Now of course I’m going to relate this all back to the Long Term Commodity Bull Market, which is what caused the prairie happiness in the 70s and now, and is the source of the economic malaise, stagnation and suffering outside the resource-producing West. We’re in the middle of one of those cycles of high commodity prices and struggling national economices, and fortunately within the agricultural sphere we’re on the good side of that dynamic.
So where does it go from here? How long does this cycle last and what does that mean for farmers? I’m on holiday, but I’m thinking about those questions, and so I thought I’d jot down my thoughts before my kids wake up and want to get back to Shipwreck Bay pool.
Here’s my best guess at when the commodity bull market will end: 2018-19. That guess is based on the history of other commodity bull markets, and they last 15-20 years, and this present iteration began some time in 1998 to 2002, depending how you look at it. Jim Rogers, the commodities investing guru, pegged the beginning at 1998 and began investing his money in commodities then, and since he’s been bang-on right and was years before others piled on the bandwagon, he’s worth listening to. A few years ago he told me 2019 was a good guess at when this one will end, based on its likelihood of being extended since the last one was a long time ago and the slump in commodity prices from 1982 to 2000 was extreme. So that seems as good a target as any.
What makes a commodity bull market end? It tends to be the combination of demand destruction, new sources of commodities being developed and alternatives being discovered. We can seem some early signs of that now: high prices are pushing people to use less and be more efficient; new sources of oil are being found, production methods in backward areas like Russia and Africa are being radically improved; there is much innovation in shale gas, oilsands oil, recycled metal and heavy investment in agricultural production;
But for the cycle to turn back over the booming economic growth for decades will take a few more years, as commodity replacements get bigger and commodities put less pressure on the rest of the economy, methinks.
What does that mean for crop and meat prices? When will they get their last big kick at the can in this era of multiple kicks? We can be hopeful there. The ags were the last commodities to join the commodities market rally and if we’re lucky that means they’ll be able to carry on for longer than other commodities in energy, metals, etc. and be able to remain generally high until the end of the overall commodities rally. That’d certainly help pay off all the expensive equipment and highly-priced land farmers are busily buying up these days. The ag commodity prices had better stay up until 2019 for all this new debt to be paid down . . .

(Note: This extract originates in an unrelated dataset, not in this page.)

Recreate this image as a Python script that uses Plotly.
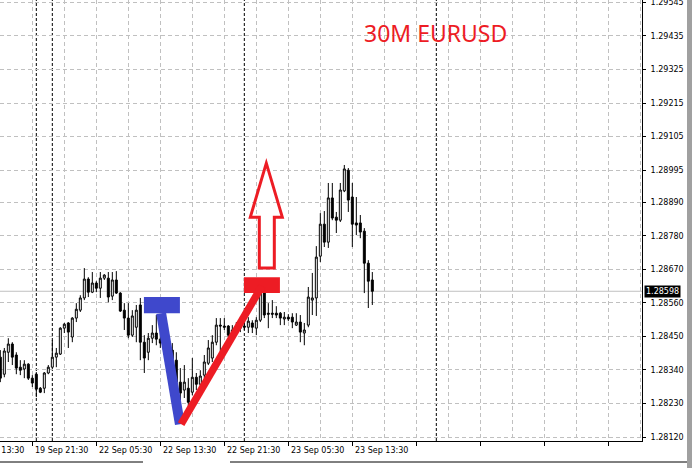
import plotly.graph_objects as go

# ---- data (30-minute EURUSD bars) ----
opens = [1.28382, 1.28326, 1.28398, 1.28425, 1.28389, 1.28349, 1.28343, 1.28359, 1.28313, 1.28326,
         1.28280, 1.28280, 1.28330, 1.28349, 1.28382, 1.28392, 1.28477, 1.28494, 1.28448, 1.28510,
         1.28536, 1.28576, 1.28638, 1.28595, 1.28625, 1.28608, 1.28641, 1.28641, 1.28582, 1.28635,
         1.28592, 1.28536, 1.28510, 1.28454, 1.28480, 1.28553, 1.28431, 1.28398, 1.28444, 1.28461,
         1.28441, 1.28428, 1.28405, 1.28405, 1.28372, 1.28300, 1.28274, 1.28280, 1.28267, 1.28316,
         1.28293, 1.28323, 1.28362, 1.28379, 1.28431, 1.28487, 1.28484, 1.28484, 1.28454, 1.28471,
         1.28477, 1.28484, 1.28480, 1.28494, 1.28477, 1.28503, 1.28592, 1.28526, 1.28526, 1.28526,
         1.28526, 1.28507, 1.28513, 1.28513, 1.28487, 1.28497, 1.28461, 1.28487, 1.28569, 1.28576,
         1.28713, 1.28818, 1.28759, 1.28904, 1.28841, 1.28831, 1.28927, 1.28995, 1.28907, 1.28822,
         1.28822, 1.28795, 1.28690, 1.28635]
highs = [1.28405, 1.28412, 1.28444, 1.28431, 1.28398, 1.28372, 1.28372, 1.28362, 1.28323, 1.28333,
         1.28284, 1.28333, 1.28356, 1.28438, 1.28412, 1.28480, 1.28494, 1.28497, 1.28513, 1.28559,
         1.28585, 1.28674, 1.28644, 1.28661, 1.28631, 1.28661, 1.28654, 1.28661, 1.28661, 1.28664,
         1.28595, 1.28559, 1.28559, 1.28536, 1.28553, 1.28576, 1.28454, 1.28461, 1.28487, 1.28520,
         1.28471, 1.28454, 1.28438, 1.28428, 1.28398, 1.28346, 1.28356, 1.28313, 1.28379, 1.28330,
         1.28339, 1.28389, 1.28438, 1.28454, 1.28510, 1.28510, 1.28510, 1.28487, 1.28487, 1.28497,
         1.28503, 1.28497, 1.28513, 1.28503, 1.28513, 1.28602, 1.28602, 1.28559, 1.28569, 1.28549,
         1.28530, 1.28530, 1.28523, 1.28526, 1.28526, 1.28520, 1.28494, 1.28612, 1.28658, 1.28746,
         1.28854, 1.28861, 1.28953, 1.28953, 1.28858, 1.28953, 1.29012, 1.29002, 1.28953, 1.28907,
         1.28848, 1.28805, 1.28700, 1.28661]
lows = [1.28300, 1.28316, 1.28366, 1.28356, 1.28326, 1.28323, 1.28313, 1.28307, 1.28284, 1.28251,
        1.28264, 1.28264, 1.28326, 1.28346, 1.28349, 1.28389, 1.28461, 1.28412, 1.28431, 1.28497,
        1.28530, 1.28569, 1.28579, 1.28592, 1.28595, 1.28576, 1.28635, 1.28562, 1.28569, 1.28589,
        1.28530, 1.28471, 1.28444, 1.28448, 1.28431, 1.28372, 1.28330, 1.28372, 1.28428, 1.28421,
        1.28412, 1.28389, 1.28372, 1.28356, 1.28280, 1.28241, 1.28248, 1.28221, 1.28257, 1.28274,
        1.28267, 1.28313, 1.28356, 1.28366, 1.28421, 1.28398, 1.28471, 1.28448, 1.28438, 1.28454,
        1.28464, 1.28471, 1.28461, 1.28461, 1.28454, 1.28497, 1.28510, 1.28477, 1.28510, 1.28510,
        1.28487, 1.28487, 1.28500, 1.28477, 1.28484, 1.28431, 1.28421, 1.28480, 1.28520, 1.28517,
        1.28694, 1.28743, 1.28740, 1.28831, 1.28789, 1.28825, 1.28923, 1.28858, 1.28743, 1.28782,
        1.28772, 1.28592, 1.28543, 1.28553]
closes = [1.28313, 1.28402, 1.28425, 1.28382, 1.28346, 1.28339, 1.28359, 1.28313, 1.28297, 1.28277,
          1.28267, 1.28330, 1.28349, 1.28382, 1.28395, 1.28477, 1.28490, 1.28464, 1.28510, 1.28539,
          1.28576, 1.28638, 1.28595, 1.28625, 1.28608, 1.28641, 1.28651, 1.28579, 1.28635, 1.28592,
          1.28533, 1.28510, 1.28454, 1.28517, 1.28536, 1.28431, 1.28379, 1.28444, 1.28461, 1.28441,
          1.28428, 1.28405, 1.28398, 1.28372, 1.28300, 1.28264, 1.28300, 1.28234, 1.28316, 1.28293,
          1.28320, 1.28366, 1.28412, 1.28431, 1.28487, 1.28484, 1.28480, 1.28454, 1.28471, 1.28477,
          1.28480, 1.28480, 1.28500, 1.28480, 1.28503, 1.28595, 1.28520, 1.28523, 1.28523, 1.28520,
          1.28510, 1.28513, 1.28507, 1.28497, 1.28497, 1.28464, 1.28471, 1.28579, 1.28576, 1.28710,
          1.28818, 1.28759, 1.28904, 1.28838, 1.28831, 1.28930, 1.28999, 1.28897, 1.28818, 1.28815,
          1.28792, 1.28690, 1.28631, 1.28598]
bars = list(range(len(opens)))

price_ticks = [1.29545, 1.29435, 1.29325, 1.29215, 1.29105, 1.28995, 1.28890,
               1.28780, 1.28670, 1.28560, 1.28450, 1.28340, 1.28230, 1.28120]
time_labels = ["19 Sep 13:30", "19 Sep 21:30", "22 Sep 05:30", "22 Sep 13:30",
               "22 Sep 21:30", "23 Sep 05:30", "23 Sep 13:30"]
time_label_bars = [-8, 8, 24, 40, 56, 72, 88]
day_separator_bars = [9, 13, 61, 109]
current_price = 1.28598
title_text = "30M EURUSD"

# ---- styles ----
FONT = "DejaVu Sans"
GRID = "#c0c0c0"
RED = "#ed1c24"
BLUE = "#3f48cc"
X_RANGE = [-0.08, 160.42]
Y_RANGE = [1.28107, 1.29553]


def bar_to_paper(b):
    return (b - X_RANGE[0]) / (X_RANGE[1] - X_RANGE[0])


fig = go.Figure()
fig.add_trace(go.Candlestick(
    x=bars, open=opens, high=highs, low=lows, close=closes,
    increasing=dict(line=dict(color="black", width=1), fillcolor="white"),
    decreasing=dict(line=dict(color="black", width=1), fillcolor="black"),
    whiskerwidth=0, hoverinfo="skip", showlegend=False,
))

shapes = []
# current price line
shapes.append(dict(type="line", xref="paper", x0=0, x1=1, yref="y", y0=current_price, y1=current_price,
                   line=dict(color=GRID, width=1), layer="below"))
# day separators
for b in day_separator_bars:
    shapes.append(dict(type="line", xref="x", x0=b, x1=b, yref="paper", y0=0, y1=1,
                       line=dict(color="black", width=1, dash="3px,2px"), layer="below"))
# blue drawing
shapes.append(dict(type="rect", xref="x", yref="y", x0=35.9, x1=44.9, y0=1.28526, y1=1.28579,
                   fillcolor=BLUE, line=dict(width=0)))
shapes.append(dict(type="line", xref="x", yref="y", x0=40.2, y0=1.28526, x1=44.9, y1=1.28162,
                   line=dict(color=BLUE, width=10)))
# red drawing
shapes.append(dict(type="rect", xref="x", yref="y", x0=60.9, x1=69.9, y0=1.28592, y1=1.28644,
                   fillcolor=RED, line=dict(width=0)))
shapes.append(dict(type="line", xref="x", yref="y", x0=45.2, y0=1.28162, x1=65.4, y1=1.28615,
                   line=dict(color=RED, width=7.5)))
shapes.append(dict(type="path", xref="x", yref="y",
                   path="M 64.75,1.28674 L 64.75,1.28841 L 62.5,1.28841 L 66.5,1.29018 "
                        "L 70.5,1.28841 L 68.5,1.28841 L 68.5,1.28674 Z",
                   line=dict(color=RED, width=3)))
# window borders
shapes.append(dict(type="line", xref="paper", yref="paper", x0=0, x1=143 / 642, y0=-21 / 441, y1=-21 / 441,
                   line=dict(color="black", width=1)))
shapes.append(dict(type="line", xref="paper", yref="paper", x0=230 / 642, x1=687 / 642, y0=-21 / 441, y1=-21 / 441,
                   line=dict(color="black", width=1)))
shapes.append(dict(type="rect", xref="paper", yref="paper", x0=687 / 642, x1=692 / 642, y0=-27 / 441, y1=1,
                   fillcolor="#a0a0a0", line=dict(width=0)))

annotations = []
for lab, b in zip(time_labels, time_label_bars):
    annotations.append(dict(text=lab, x=bar_to_paper(b), xref="paper", xanchor="left", xshift=1,
                            y=0, yref="paper", yanchor="top", yshift=-3, showarrow=False,
                            font=dict(family=FONT, size=8, color="black")))
annotations.append(dict(text=f"{current_price:.5f}", x=1, xref="paper", xanchor="left", xshift=2,
                        y=current_price, yref="y", yanchor="middle", showarrow=False,
                        bgcolor="black", borderpad=1,
                        font=dict(family=FONT, size=8, color="white")))
annotations.append(dict(text=title_text, x=362 / 642, xref="paper", xanchor="left",
                        y=1 - 33 / 441, yref="paper", yanchor="middle", showarrow=False,
                        font=dict(family="Noto Sans", size=23, color=RED)))

fig.update_layout(
    width=696, height=468,
    margin=dict(l=0, r=54, t=0, b=27, autoexpand=False),
    paper_bgcolor="white", plot_bgcolor="white",
    showlegend=False,
    shapes=shapes, annotations=annotations,
    xaxis=dict(range=X_RANGE, rangeslider=dict(visible=False),
               tickmode="linear", tick0=8, dtick=16, ticks="outside", ticklen=4, tickcolor="black",
               showticklabels=False, showgrid=True, gridcolor=GRID, griddash="4px,3px", gridwidth=1,
               minor=dict(tick0=0, dtick=8, showgrid=True, gridcolor=GRID, griddash="4px,3px", ticks=""),
               showline=True, linecolor="black", linewidth=1, zeroline=False, fixedrange=True),
    yaxis=dict(range=Y_RANGE, side="right", tickmode="array", tickvals=price_ticks,
               ticktext=[f"{v:.5f}" for v in price_ticks],
               ticks="outside", ticklen=3, tickcolor="black", ticklabelstandoff=3,
               ticklabeloverflow="allow",
               tickfont=dict(family=FONT, size=8, color="black"),
               showgrid=True, gridcolor=GRID, griddash="4px,3px", gridwidth=1,
               showline=True, linecolor="black", linewidth=1, zeroline=False, fixedrange=True),
)

fig.write_html("out.html", config={"displayModeBar": False},
               post_script="document.body.style.margin='0';document.body.style.overflow='hidden';")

When will the equity markets bottom and the next long term equity bull market begin? I haven’t believed any of the “recovery” talk since 2008, since I don’t think we’re anywhere near liquidating all the debt our society piled up through the 1990s and 2000s, and that’s a necessary precondition to any real organic recovery taking hold. As long as consumers are crippled by high personal debt and companies are scared of investing in future production we won’t have a booming consumer economy. I wouldn’t expect most of the debt to blow out until 2014-16, which should be when things bottom-out, if the gurus I follow are any guide. In This Time is Different, Carmen Reinhart and Kenneth Rogoff’s study of 700 years of financial crises, the authors note that financial crises tend to take about seven years to work out, and good economic growth doesn’t happen until that happens. Do the math and see what year that takes you to.

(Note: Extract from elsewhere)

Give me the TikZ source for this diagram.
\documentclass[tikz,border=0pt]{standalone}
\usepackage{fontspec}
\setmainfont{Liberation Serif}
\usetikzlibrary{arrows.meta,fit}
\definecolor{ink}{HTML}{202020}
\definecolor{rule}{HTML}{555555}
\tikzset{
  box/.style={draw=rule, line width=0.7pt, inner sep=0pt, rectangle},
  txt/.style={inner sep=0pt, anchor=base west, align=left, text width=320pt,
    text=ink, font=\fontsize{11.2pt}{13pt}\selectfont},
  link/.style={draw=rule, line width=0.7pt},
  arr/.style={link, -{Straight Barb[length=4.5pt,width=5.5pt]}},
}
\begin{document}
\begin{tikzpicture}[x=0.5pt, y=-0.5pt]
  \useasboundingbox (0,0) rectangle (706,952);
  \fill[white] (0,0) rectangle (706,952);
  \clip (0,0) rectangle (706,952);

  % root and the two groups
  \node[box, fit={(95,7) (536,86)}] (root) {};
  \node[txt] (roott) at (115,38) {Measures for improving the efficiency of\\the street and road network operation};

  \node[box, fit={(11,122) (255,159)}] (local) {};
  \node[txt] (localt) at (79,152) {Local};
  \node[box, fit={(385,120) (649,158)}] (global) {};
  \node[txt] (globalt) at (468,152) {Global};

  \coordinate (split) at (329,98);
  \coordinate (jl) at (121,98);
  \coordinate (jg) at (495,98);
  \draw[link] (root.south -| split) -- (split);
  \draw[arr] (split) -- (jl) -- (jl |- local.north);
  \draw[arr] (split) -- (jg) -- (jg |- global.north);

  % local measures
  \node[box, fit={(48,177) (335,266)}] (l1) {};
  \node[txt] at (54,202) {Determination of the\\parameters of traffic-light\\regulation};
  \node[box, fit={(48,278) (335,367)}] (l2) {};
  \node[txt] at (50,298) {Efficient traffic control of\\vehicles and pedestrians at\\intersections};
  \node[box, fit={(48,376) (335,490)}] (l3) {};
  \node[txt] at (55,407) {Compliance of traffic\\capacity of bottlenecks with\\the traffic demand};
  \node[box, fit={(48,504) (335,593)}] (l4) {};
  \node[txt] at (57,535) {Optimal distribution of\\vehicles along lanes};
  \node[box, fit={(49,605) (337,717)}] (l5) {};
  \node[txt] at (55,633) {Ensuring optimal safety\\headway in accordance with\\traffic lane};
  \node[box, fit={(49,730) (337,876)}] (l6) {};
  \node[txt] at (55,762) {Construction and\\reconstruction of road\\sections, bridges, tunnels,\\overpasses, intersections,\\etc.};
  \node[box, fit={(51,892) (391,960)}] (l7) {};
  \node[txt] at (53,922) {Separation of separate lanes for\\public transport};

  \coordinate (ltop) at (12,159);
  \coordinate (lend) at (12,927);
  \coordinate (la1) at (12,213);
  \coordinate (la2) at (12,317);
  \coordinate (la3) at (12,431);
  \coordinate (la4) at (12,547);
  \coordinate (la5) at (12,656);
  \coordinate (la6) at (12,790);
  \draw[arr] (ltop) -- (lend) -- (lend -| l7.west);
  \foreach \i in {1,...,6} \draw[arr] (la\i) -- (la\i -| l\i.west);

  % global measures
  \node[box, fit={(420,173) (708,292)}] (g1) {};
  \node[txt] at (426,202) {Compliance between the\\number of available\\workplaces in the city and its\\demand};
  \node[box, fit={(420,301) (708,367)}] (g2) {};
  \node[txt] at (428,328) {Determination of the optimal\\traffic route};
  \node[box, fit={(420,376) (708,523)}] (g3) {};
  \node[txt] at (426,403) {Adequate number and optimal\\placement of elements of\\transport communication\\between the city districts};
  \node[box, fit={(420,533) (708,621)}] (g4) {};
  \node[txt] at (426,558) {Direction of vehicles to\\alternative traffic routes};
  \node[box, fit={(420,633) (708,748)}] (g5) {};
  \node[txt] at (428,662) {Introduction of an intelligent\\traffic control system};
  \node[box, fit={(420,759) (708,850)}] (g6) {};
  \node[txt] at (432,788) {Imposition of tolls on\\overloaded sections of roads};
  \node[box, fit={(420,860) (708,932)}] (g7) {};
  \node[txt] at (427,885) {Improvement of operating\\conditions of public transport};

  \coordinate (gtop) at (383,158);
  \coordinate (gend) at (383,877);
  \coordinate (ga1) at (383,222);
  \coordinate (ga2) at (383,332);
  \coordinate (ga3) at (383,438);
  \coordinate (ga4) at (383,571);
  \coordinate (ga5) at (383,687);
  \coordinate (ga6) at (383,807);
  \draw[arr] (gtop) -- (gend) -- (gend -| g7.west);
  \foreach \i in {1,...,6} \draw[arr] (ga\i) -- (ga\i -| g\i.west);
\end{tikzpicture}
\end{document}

I also note Robert Prechter, the Elliott Wave International prophet of doom, has pegged 2014-16 as the likely bottom of the equity markets – after another sharp and brutalizing downturn which he expects to hit any time now – and since he’s been generally right about the timing and size of the financial collapse and economic woes since 2007, he’s worth listening to as well.
As you can probably tell from the folks I mention above, I have a generally Hayekian outlook on economics, so that determines my outlook, but I have yet to conclude that it doesn’t work, so I’m sticking with it and hope it keeps being right.
What does this all mean for farmers? Well, if my general outlook is right and there are six or eight years left of a commodity bull market and generally high crop and meat prices, then farmers have 1) a few more years to rake in good profits if they get good crop or livestock production; 2) continuing extreme volatility in ag prices. The 1970s were filled with hugh spikes and sickening drops, so why now now? That’s what we’ve had since 2006; 3) the likelihood of high land prices staying high and getting higher (they are a product of the profitability of crop production on the land) until the boom ends, then they’ll stagnate or drop for a couple of decades. (I get that from David Kohl); 4) queues for expensive tractors and combines, something that’s already driving farmers crazy; 5) high fuel, fertilizer and chemical costs to eat away some of the crop and livestock based profits; 6) generally low interest rates until the financial crisis wears off, which will make the debt easier to carry. (At some point our Western societies might decide to rid themselves of the crippling debt burden by running the printing presses to pay it all off, and that will likely cause high interest rates as inflation gets out of control, but we aren’t anywhere near that yet, as far as anyone can tell);
I know I’m not going to be right with all these guesses. I’m sure I’m wrong on some. I might be off on most. Hopefully I’m not dead wrong on everything. But since I’m on holiday and thinking longer term thoughts, I thought I’d lay them out here. Since I can’t stand journalists who pretend they don’t have any personal analytical views, I’m not scared of revealing mine. And since I also don’t mind being wrong, I’m not too worried about being off-side on some of this and having to do years of mea culpas about where I got everything wrong.
And since my seven-month-old baby just awoke, I’ve got to run for a bottle and get ready for another day at Shipwreck Bay!